How a ‘No-Risk’ Category Would Undermine the EUDR

Removing due diligence requirements for products supplied from ‘no-risk’ countries would make it significantly more difficult to trace product origins and verify compliance with the EUDR. This would impede competent authorities — EU member states’ national enforcement bodies — from carrying out checks to ensure products are deforestation-free, while also increasing the risk of companies unintentionally sourcing non-compliant products. As a result, preventing deforestation-linked goods from entering or leaving the EU market would be effectively impossible, rendering the EUDR unenforceable.

Without the key due diligence requirements in place, tropical forests are at even greater risk. An unenforceable EUDR would do little to deliver on the EU’s commitment to halt and reverse forest loss and land degradation by 2030 and could worsen, and even accelerate, global deforestation, biodiversity loss and greenhouse gas emissions.

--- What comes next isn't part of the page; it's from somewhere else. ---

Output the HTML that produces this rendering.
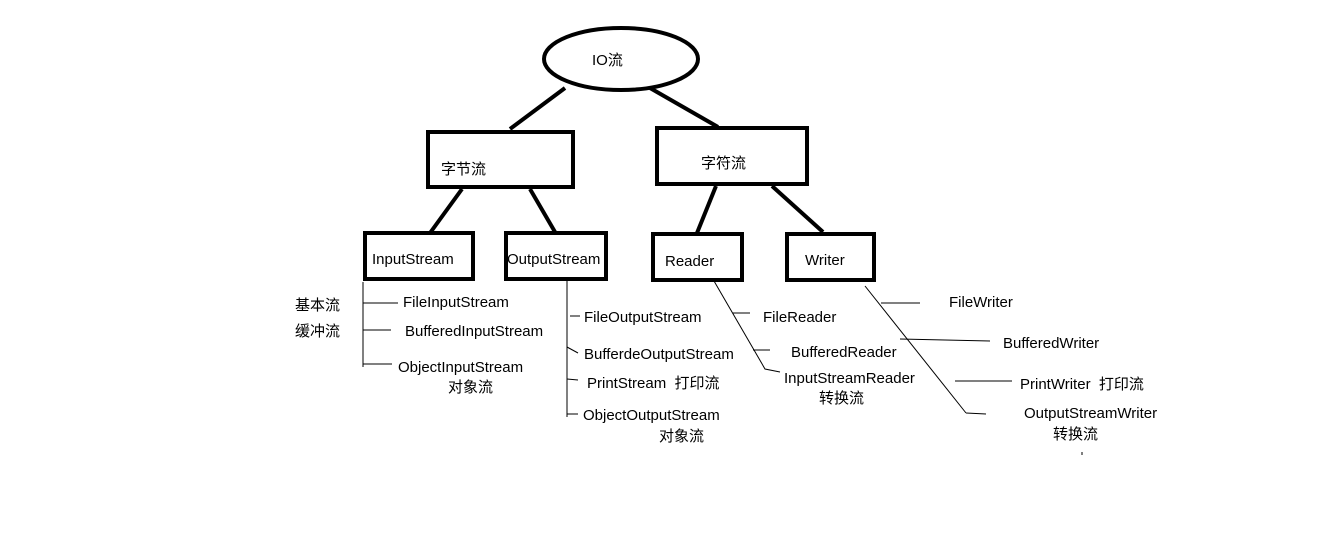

Here are three ways a no-risk category would weaken the EUDR:

1) The Laundering Loophole

Commodities are often traded, processed and re-exported across complex, multi-country supply chains. Without a requirement to trace products back to their origin, a no-risk category creates a loophole for deforestation laundering.

The risk operates on two levels:

Intentional laundering: Strategic transshipment through no-risk countries allows high-risk commodities to enter the supply chain. For example, beef or timber from high-risk regions could be shipped to a no-risk third country, processed and then exported to the EU, with no obligation to verify its origins. An InSight Crime report documented how cattle linked to illegal practices are moved across borders in Central America and Mexico to exploit gaps in monitoring and traceability systems. Similarly, an investigation by Earthsight found that Russian “conflict timber” is laundered through third countries to bypass EU sanctions.

For those profiting from deforestation-linked production, a no-risk exemption could be a free pass to sell to the EU market without having to show where their products actually came from.

Unintentional laundering: Even without intentional wrongdoing, large volumes of trade could fall outside the EUDR compliance framework because of the complexity of the global trade system. Some products are processed and re-exported through third countries for various reasons such as local tax breaks, labor costs and logistics. Turkey, Vietnam and China supply substantial volumes of furniture to the EU but only harvest limited amounts of timber from their own forests. Similarly, Vietnam supplies rubber products to the EU, but sources a lot of the rubber from Laos and Cambodia.

As a general example, wood imported into a classified no-risk country and used to make furniture could then be exported to the EU without needing to verify its actual country of harvest. This creates a legal pathway for high-risk materials and products to enter the EU market, undermining the effectiveness of the EUDR. 

2) The WTO Challenge

A no-risk category based on country classifications rather than objective sector-wide criteria, such as plot-level data, can trigger WTO disputes and undermine the EU’s credibility in defending the regulation internationally. Allowing no-risk exemptions to some countries but not others risks violating the WTO’s principle of non-discrimination.

WTO rules, specifically the General Agreement on Tariffs and Trade (GATT), are designed to create a level playing field for all. The current EUDR is defensible because its requirements apply to products and their deforestation impact, regardless of where they are produced.  Introducing a no-risk exemption to even one EU Member State, while excluding trading partners with similar profiles, would be a de facto “national treatment” violation, giving domestic products an unfair advantage over imports.

If legal challenges to the EUDR are successful, it would have considerable impact on the EU's credibility as a trade partner and global leader in environmental governance.  

3) A Low-Risk Category Already Exists

Some of the most vocal proponents of the no-risk category are based in countries already classified as low risk under the existing EUDR country benchmarking system.

All low-risk countries, such as EU Member States and the United States, already benefit from significantly reduced compliance requirements. While operators are still required to collect certain information as part of the due diligence system, sourcing from low-risk countries eliminates the need to carry out additional risk assessments and risk mitigation steps.

Introducing a no-risk category would not simplify the regulation; it would undermine it. A new category would create uncertainty for the country benchmarking system and due diligence exemptions granted for countries with so-called negligible risk of deforestation. Instead of reducing burdens, it would create regulatory complexity and weaken the existing monitoring and enforcement mechanisms.

Stay on Course to Ensure Success  

Since its adoption in 2023, the EUDR has faced several proposed amendments and delays. While these are often framed as simplifications, they have led to greater regulatory uncertainty. This uncertainty affects businesses, which need time and clarity to prepare to avoid disruptions in trade. The most effective way to simplify the EUDR is to ensure its robust and consistent implementation — not to dismantle its core requirements.

There is no time left for regulatory retreats. It is time to move ahead with the swift implementation of the EUDR to ensure a deforestation-free market and a sustainable future for our global forests.